Friday, 22 de November de 2024 ISSN 1519-7670 - Ano 24 - nº 1315

Direitos por água abaixo

E mais uma vez, uma dramática história dos direitos sociais no Brasil termina com final feliz para alguns, triste para outros: a tão sonhada licença-maternidade de seis meses teve a sua eficácia subordinada (ou até subornada) a condições medidas pela vontade do empregador. E a que se deve essa dicotomia sentimental? A resposta está na política… para variar.

É bem verdade, e todo mundo deve saber, que muitos discursos no período eleitoral foram sustentados tendo como base a ampliação da licença-maternidade de quatro para seis meses. Esses foram os felizardos, os políticos, que tanto alimentaram as esperanças de trabalhadoras a fim de alcançar suas deleitações nos mais altíssimos cargos da política, tais como o Senado Federal, a Câmara dos Deputados, a chefia do poder executivo. E, de fato, muitos conseguiram sua eleição ou reeleição. Todavia, esperava-se, talvez não tão obviamente por se tratar da famigerada política brasileira, que tanto aqueles que discursaram em prol da ampliação desse direito, quanto aqueles que deveriam ser os destinatários do mesmo direito, pudessem ser beneficiados de forma recíproca. Ou seja, políticos eleitos e trabalhadoras satisfeitas, pois estas poderiam passar mais tempo em casa com seus recém-nascidos. Num país em que setores saúde encontram-se em caos, a ideia de ampliação dessa licença seria muito boa.

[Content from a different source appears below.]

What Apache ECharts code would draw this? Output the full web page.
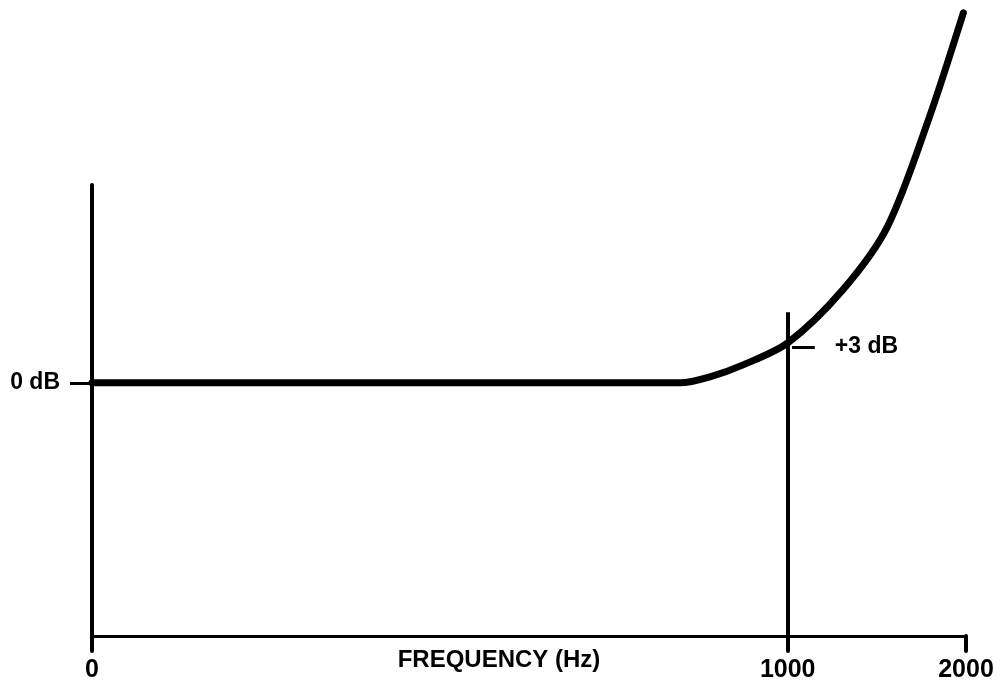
<!DOCTYPE html>
<html>
<head>
<meta charset="utf-8">
<style>
  html, body { margin: 0; padding: 0; background: #fff; }
  #chart { width: 1002px; height: 690px; }
</style>
<script src="https://cdn.jsdelivr.net/npm/echarts@6/dist/echarts.min.js"></script>
</head>
<body>
<div id="chart"></div>
<script>
// x is drawn on a schematic scale (0..100 = left..right of the axis),
// the frequency labels sit at these positions
const xTickPos = [0, 79.6, 100]
const xTickLabels = ['0', '1000', '2000']

// response curve, y in dB
const curveX = [0, 67.3, 70.7, 74.5, 79.6, 85.9, 91.0, 95.7, 99.7]
const curveY = [0, 0, 0.45, 1.35, 3.0, 6.98, 11.71, 19.74, 27.78]

const cutoffX = 79.6   // 1000 Hz marker
const cutoffTop = 5.3
const markDb = 3       // +3 dB point

const font = 'Liberation Sans, Arial, sans-serif'

const chart = echarts.init(document.getElementById('chart'))

chart.setOption({
  backgroundColor: '#fff',
  animation: false,
  grid: {
    left: 92,
    right: 36,
    top: 185,
    bottom: 54,
    outerBoundsMode: 'none',
    containLabel: false
  },
  xAxis: {
    type: 'value',
    min: 0,
    max: 100,
    name: 'FREQUENCY (Hz)',
    nameLocation: 'middle',
    nameGap: 12,
    nameMoveOverlap: false,
    nameTextStyle: {
      color: '#000',
      fontFamily: font,
      fontWeight: 'bold',
      fontSize: 24,
      verticalAlign: 'top',
      padding: [0, 60, 0, 0]
    },
    axisLine: { onZero: false, lineStyle: { color: '#000', width: 3 } },
    axisTick: {
      customValues: xTickPos,
      length: 15,
      lineStyle: { color: '#000', width: 4, cap: 'round' }
    },
    axisLabel: {
      customValues: xTickPos,
      margin: 22,
      color: '#000',
      fontFamily: font,
      fontWeight: 'bold',
      fontSize: 25,
      formatter: v => xTickLabels[xTickPos.indexOf(v)]
    },
    splitLine: { show: false }
  },
  yAxis: {
    type: 'value',
    min: -19,
    max: 14.85,
    axisLine: { show: true, onZero: false, lineStyle: { color: '#000', width: 4 } },
    axisTick: {
      show: true,
      customValues: [0],
      length: 22,
      lineStyle: { color: '#000', width: 3 }
    },
    axisLabel: {
      customValues: [0],
      margin: 32,
      color: '#000',
      fontFamily: font,
      fontWeight: 'bold',
      fontSize: 23,
      formatter: v => v + ' dB'
    },
    splitLine: { show: false }
  },
  series: [{
    type: 'line',
    data: curveX.map((x, i) => [x, curveY[i]]),
    smooth: 0.3,
    clip: false,
    symbol: 'none',
    lineStyle: { color: '#000', width: 7, cap: 'round' },
    markLine: {
      silent: true,
      symbol: 'none',
      data: [
        [
          { coord: [cutoffX, -19], lineStyle: { color: '#000', width: 4, type: 'solid' }, label: { show: false } },
          { coord: [cutoffX, cutoffTop] }
        ],
        [
          {
            coord: [80.1, markDb - 0.3],
            lineStyle: { color: '#000', width: 3, type: 'solid' },
            label: {
              show: true,
              position: 'end',
              distance: 20,
              formatter: '+3 dB',
              color: '#000',
              fontFamily: font,
              fontWeight: 'bold',
              fontSize: 23
            }
          },
          { coord: [82.7, markDb - 0.3] }
        ]
      ]
    }
  }]
})
</script>
</body>
</html>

Todavia, a felicidade daqueles que depende da política brasileira dura muito pouco. Para completar a ópera, em clima de dia das mães, o Superior Tribunal de Justiça as presenteou com a “epidêmica ” decisão: A Lei Federal 11.770/08, que instituiu o chamado “Programa Empresa Cidadã” autorizando a prorrogação da licença-maternidade por 60 (sessenta) dias não possui natureza coagente, uma vez que sua implementação pela iniciativa privada dependerá de prévia manifestação de interesse dos empregadores. Da mesma forma, referido diploma legal limitou-se a autorizar a criação, pelos entes públicos, de um programa semelhante (Recurso Especial 2011/0039895-6).

Uma manchete que não foi exposta

Como sempre, a parte mais fraca, os trabalhadores, em especial as mulheres, foi a prejudicada. Se já não bastassem os representantes políticos alimentando as expectativas do povo, se aproveitando do seu clamor, surge a alta corte do poder judiciário com uma enferma decisão que, certamente, será disseminada para boa parte dos tribunais e referência para outras decisões semelhantes, tornando-se jurisprudência (nesse caso, está mais para “jurisimprudência”), já que se trata do influente STJ. A “epidemia” está por vir. É apenas o começo.

Em contrapartida, o direito de licença-maternidade por seis meses tem obtido um melhor funcionamento para um pequeno grupo de privilegiados do serviço público, em especial no âmbito federal. No que tange às empresas privadas, isso fica à critério do empregador, que poderá receber alguns benefícios fiscais caso se cadastre no chamado “Programa Empresa Cidadã”. Todavia, isso é uma estrita faculdade do patrão. Novamente, a classe mais sofrida, daqueles que sobrevivem com apenas um ou dois salários mínimos, é privada de um melhoramento em seus direitos sociais, enquanto uma outra classe continua com os seus privilégios estatutários, como a estabilidade, subsídios, licenças e afastamentos remunerados, planos de saúde etc.

Pode não parecer, mas o cenário é grave. Em meio a tantas manchetes sobre Bin Laden, união homoafetiva, Palocci, dentre outras também importantes, a manchete de que um direito social não foi atendido em sua plenitude, e que outra vez privilegia uma minoria já privilegiada, talvez não tenha sido devidamente exposta. Salvo a TV Justiça, que fez uma matéria elogiando, exaltando, louvando, essa ilusória conquista, a fim de privilegiar o canal que emite, tendenciosamente, notícias sobre funcionamento da justiça brasileira e, consequentemente, do “majestoso” poder judiciário.

Essa é uma causa que com certeza desperta muita saudade do velho Marx.